Strong defoliation in branches already infested which usually leads to the branch drying out.  In the case of young trees this can cause the death of the olive tree.  The mortality rate is very high in olive trees between 4 and 10 years old. 

Euzophera pinguis directs its attacks primarily on vigorous trees. The first visible signs that indicate that a tree has been attacked are not very obvious and so are not easily visible to the naked eye.

In general the only sign that a farmer may have before seeing the first dry branches, is of larvae in the grooves of the branches, uncovered during pruning or in wounds.

Save for the winter months this pest can be found at any time of year in any of its developmental stages: larvae, butterfly, eggs or adults.  This makes it very difficult to establish an action plan to counter it.

Moreover, Euzophera pinguis develops according to the environmental temperature, so that the olive-growing areas of Cordoba and Malaga (Spain) are now infested all year round with this Lepidoptera.
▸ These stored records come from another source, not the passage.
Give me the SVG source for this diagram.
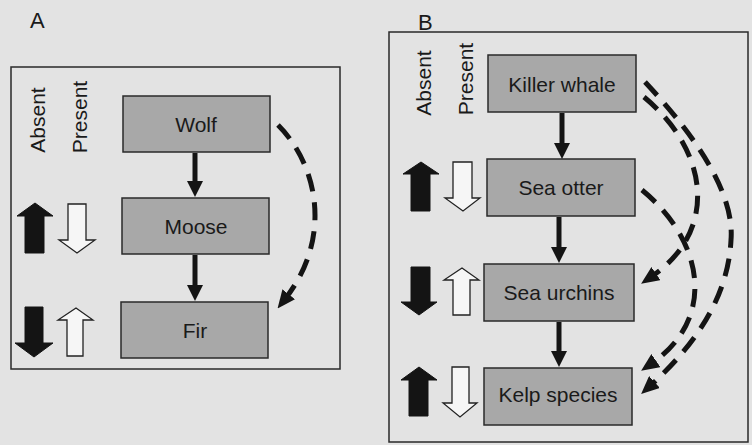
<svg xmlns="http://www.w3.org/2000/svg" width="752" height="445" viewBox="0 0 752 445">
  <style>
    .panel{fill:none;stroke:#2a2a2a;stroke-width:1.5}
    .box{fill:#a8a8a8;stroke:#2a2a2a;stroke-width:1.5}
    .lbl{font-family:"Liberation Sans",Arial,sans-serif;font-size:21px;fill:#1a1a1a;text-anchor:middle}
    .plbl{font-family:"Liberation Sans",Arial,sans-serif;font-size:22px;fill:#1a1a1a}
    .blk{fill:#141414;stroke:#141414;stroke-width:1}
    .wht{fill:#f6f6f6;stroke:#222;stroke-width:1.3}
    .solid{stroke:#141414;stroke-width:5;fill:none;marker-end:url(#ah)}
    .dash{stroke:#141414;stroke-width:5;fill:none;stroke-dasharray:18 11;marker-end:url(#dh)}
  </style>
  <defs>
    <marker id="ah" markerUnits="userSpaceOnUse" markerWidth="16" markerHeight="16" refX="4" refY="8" orient="auto">
      <path d="M0,0 L16,8 L0,16 z" fill="#141414"/>
    </marker>
    <marker id="dh" markerUnits="userSpaceOnUse" markerWidth="18" markerHeight="16" refX="6" refY="8" orient="auto">
      <path d="M0,0 L18,8 L0,16 z" fill="#141414"/>
    </marker>
  </defs>
  <rect x="0" y="0" width="752" height="445" fill="#e3e3e3"/>

  <!-- Panel A -->
  <g id="panelA">
    <text class="plbl" x="30" y="28">A</text>
    <rect class="panel" x="11" y="67" width="329" height="302"/>
    <text class="lbl" transform="translate(45,120) rotate(-90)">Absent</text>
    <text class="lbl" transform="translate(87,117) rotate(-90)">Present</text>
  </g>
  <g id="wolf">
    <rect class="box" x="123" y="96" width="147" height="56"/>
    <text class="lbl" x="196" y="132">Wolf</text>
  </g>
  <g id="moose">
    <rect class="box" x="122" y="198" width="147" height="56"/>
    <text class="lbl" x="196" y="234">Moose</text>
  </g>
  <g id="fir">
    <rect class="box" x="121" y="302" width="147" height="56"/>
    <text class="lbl" x="195" y="338">Fir</text>
  </g>
  <g id="arrowsA">
    <polygon class="blk" points="35,203 53,216 44,216 44,253 25,253 25,216 17,216"/>
    <polygon class="wht" points="68,204 86,204 86,240 95,240 77,253 59,240 68,240"/>
    <polygon class="blk" points="25,307 43,307 43,343 53,343 34,357 15,343 25,343"/>
    <polygon class="wht" points="76,308 93,320 83,320 83,356 67,356 67,320 58,320"/>
  </g>

  <!-- Panel B -->
  <g id="panelB">
    <text class="plbl" x="418" y="30">B</text>
    <rect class="panel" x="389" y="32" width="359" height="410"/>
    <text class="lbl" transform="translate(431,83) rotate(-90)">Absent</text>
    <text class="lbl" transform="translate(473,79) rotate(-90)">Present</text>
  </g>
  <g id="killerwhale">
    <rect class="box" x="488" y="55" width="148" height="57"/>
    <text class="lbl" x="562" y="92">Killer whale</text>
  </g>
  <g id="seaotter">
    <rect class="box" x="487" y="159" width="148" height="57"/>
    <text class="lbl" x="561" y="195">Sea otter</text>
  </g>
  <g id="seaurchins">
    <rect class="box" x="484" y="264" width="150" height="57"/>
    <text class="lbl" x="559" y="300">Sea urchins</text>
  </g>
  <g id="kelp">
    <rect class="box" x="484" y="368" width="148" height="57"/>
    <text class="lbl" x="558" y="402">Kelp species</text>
  </g>
  <g id="arrowsB">
    <polygon class="blk" points="421,162 439,174 430,174 430,211 411,211 411,174 403,174"/>
    <polygon class="wht" points="453,162 472,162 472,198 480,198 463,211 445,198 453,198"/>
    <polygon class="blk" points="411,267 430,267 430,302 437,302 419,315 401,302 411,302"/>
    <polygon class="wht" points="462,268 479,280 470,280 470,315 453,315 453,280 444,280"/>
    <polygon class="blk" points="419,367 437,380 428,380 428,416 409,416 409,380 401,380"/>
    <polygon class="wht" points="452,367 469,367 469,403 477,403 460,417 443,403 452,403"/>
  </g>

  <!-- Connectors -->
  <g id="connectors">
    <path class="solid" d="M195,153 L195,185"/>
    <path class="solid" d="M195,255 L195,289"/>
    <path class="dash" d="M278,125 C318,165 333,238 285,299"/>
    <path class="solid" d="M562,113 L562,147"/>
    <path class="solid" d="M559,217 L559,251"/>
    <path class="solid" d="M559,322 L559,355"/>
    <path class="dash" d="M645,82 C690,130 735,190 731,240 C728,300 692,348 650,386"/>
    <path class="dash" d="M644,97 C708,150 720,230 651,277"/>
    <path class="dash" d="M642,190 C703,240 718,318 651,364"/>
  </g>
</svg>
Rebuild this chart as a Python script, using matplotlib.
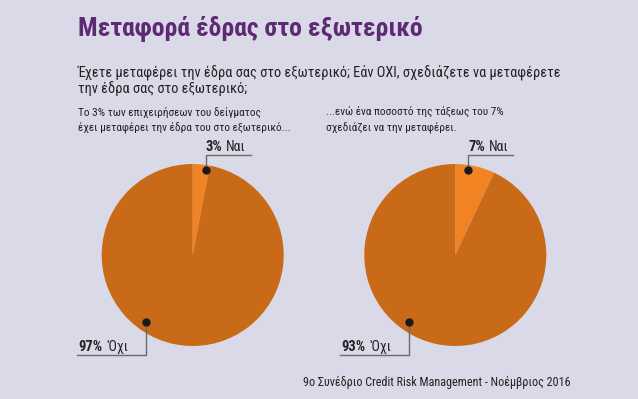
import numpy as np
import matplotlib
matplotlib.use('Agg')
import matplotlib.pyplot as plt
from matplotlib import font_manager

# data
title = 'Μεταφορά έδρας στο εξωτερικό'
question = ('Έχετε μεταφέρει την έδρα σας στο εξωτερικό; Εάν ΟΧΙ, σχεδιάζετε να μεταφέρετε\n'
            'την έδρα σας στο εξωτερικό;')
subtitles = ['Το 3% των επιχειρήσεων του δείγματος\nέχει μεταφέρει την έδρα του στο εξωτερικό...',
             '...ενώ ένα ποσοστό της τάξεως του 7%\nσχεδιάζει να την μεταφέρει.']
categories = ['Ναι', 'Όχι']
cat_labels = ['Ναι', "'Οχι"]
moved_values = [3, 97]
planning_values = [7, 93]
source = '9ο Συνέδριο Credit Risk Management - Νοέμβριος 2016'

W, H = 638, 399
bg = '#d9d9e7'
slice_colors = ['#f28322', '#c96a18']
title_color = '#5e2a74'
text_color = '#222222'
line_color = '#6b6b6b'

available = {f.name for f in font_manager.fontManager.ttflist}
narrow = 'DejaVu Sans'
for name in ['Liberation Sans Narrow', 'Roboto Condensed', 'Roboto']:
    if name in available:
        narrow = name
        break
plt.rcParams['font.family'] = [narrow, 'DejaVu Sans']

fig = plt.figure(figsize=(W / 100, H / 100), dpi=100, facecolor=bg)
ax = fig.add_axes([0, 0, 1, 1])
ax.set_facecolor(bg)


def py(y):
    # pixel y (top-down) to data y
    return H - y


ax.text(78, py(35), title, fontsize=18.5, fontweight='black', color=title_color,
        ha='left', va='baseline')
ax.text(78, py(64), question, fontsize=10.4, color=text_color, ha='left',
        va='top', linespacing=1.15)
for x0, sub in zip([78, 326], subtitles):
    lines = sub.split('\n')
    ax.text(x0, py(116), lines[0], fontsize=8.2, color=text_color, ha='left',
            va='baseline')
    ax.text(x0, py(131), lines[1], fontsize=8.2, color=text_color, ha='left',
            va='baseline')

radius = 91
pies = [(192.7, moved_values, 77), (455.3, planning_values, 340)]
for cx, values, left_x in pies:
    cy = py(255)
    ax.pie(values, colors=slice_colors, startangle=90, counterclock=False,
           center=(cx, cy), radius=radius, wedgeprops=dict(linewidth=0))
    # small slice label (top)
    ang = np.deg2rad(90 - 8.8)
    dx, dy = cx + 86 * np.cos(ang), cy + 86 * np.sin(ang)
    ax.plot([dx, dx, dx + 45], [dy, py(155), py(155)], color=line_color, lw=1)
    ax.plot(dx, dy, 'o', color='#1a1a1a', ms=5)
    ax.text(dx, py(151), '%d%%' % values[0], fontsize=10.5, fontweight='bold',
            color=text_color, ha='left', va='baseline')
    ax.text(dx + 20, py(151), cat_labels[0], fontsize=10, color=text_color,
            ha='left', va='baseline')
    # big slice label (bottom left)
    ang = np.deg2rad(90 - 215)
    bx, by = cx + 81.4 * np.cos(ang), cy + 81.4 * np.sin(ang)
    ax.plot([bx, bx, left_x], [by, py(355), py(355)], color=line_color, lw=1)
    ax.plot(bx, by, 'o', color='#1a1a1a', ms=5)
    ax.text(left_x + 1, py(351), '%d%%' % values[1], fontsize=10.5,
            fontweight='bold', color=text_color, ha='left', va='baseline')
    ax.text(left_x + 29, py(351), cat_labels[1], fontsize=10, color=text_color,
            ha='left', va='baseline')

ax.text(303, py(386), source, fontsize=8.7, color=text_color, ha='left',
        va='baseline')

ax.set_aspect('auto')
ax.set_xlim(0, W)
ax.set_ylim(0, H)
ax.axis('off')

fig.savefig('out.png', dpi=100, facecolor=bg)
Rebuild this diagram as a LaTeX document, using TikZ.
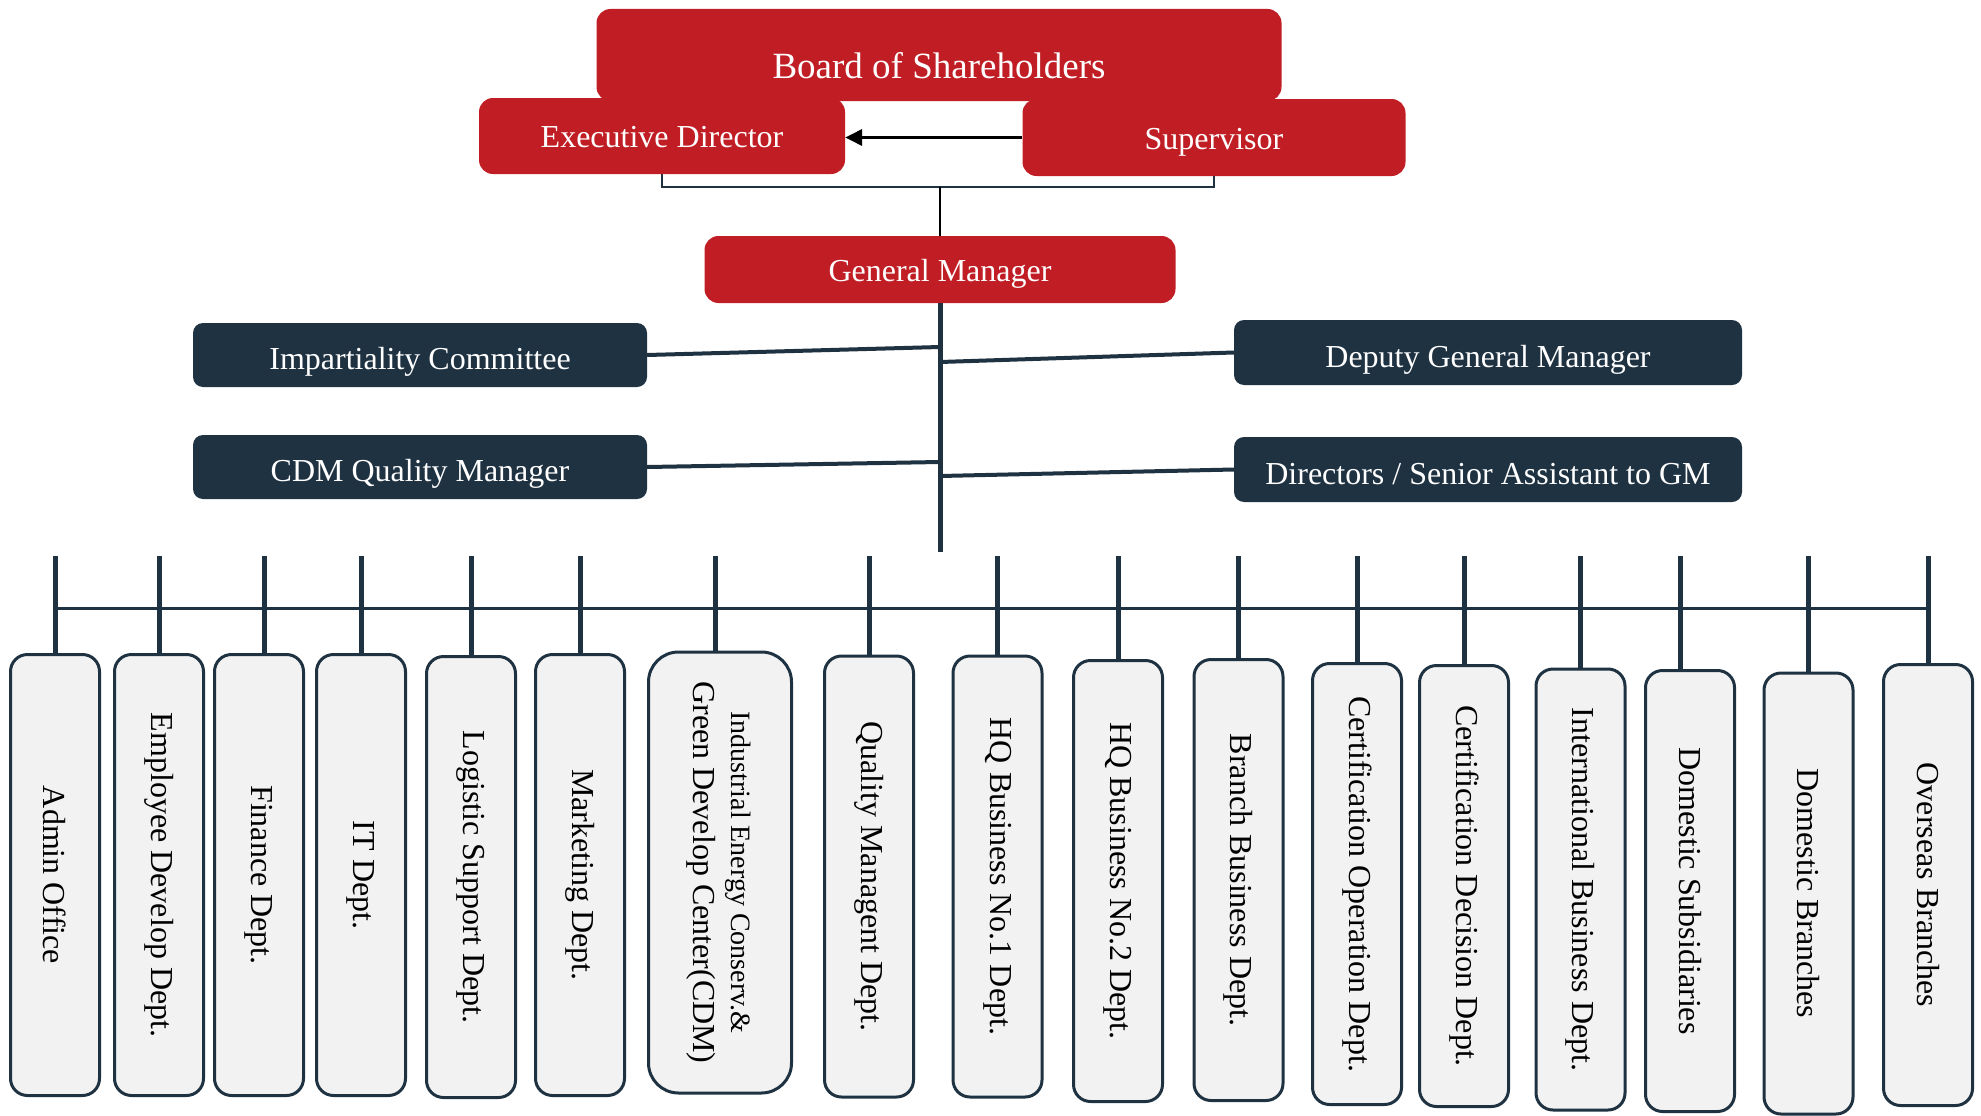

This is due to the elimination of its natural enemies by the massive and uncontrolled use of pesticides.

 

RESULTS

If technicians or farmers use the traps and pheromones as described here and when the first generation of adults emerges, then the effectiveness of this control system is very good, as proved by data from many organic farms. When large crop areas are covered more than 95% of the pest is often controlled.

A factor limiting this system is when there are small farms in many places with neighbouring plots that have a high level of infestation of the pest.

Apart from some important basic rules in effectively controlling Euzophera pinguis, each farmer/technician should find his/her own system of achieving this and he/she may experiment with this system even establishing his/her own tolerance thresholds.

 

FACTORS THAT INFLUENCE THE NUMBER OF TRAPS REQUIRED

Pest population, adjoining crops, level of control required, etc.

An important factor is crop size. More traps are needed in small and irregular sized crops than in uniform plots with a larger surface area. Another important factor is the distance from other plots that have the same pest. In such cases plot boundaries should be consolidated, so a trap density of up to 20 traps per hectare may be needed. More traps may be needed in the case of mass trappings

 

STORAGE OF THE DIFFUSERS

The diffusers must be kept in their original container and in a refrigerator at 4oC, or in the freezer at -18oC, in which case they will remain valid for 2 and 4 years respectively.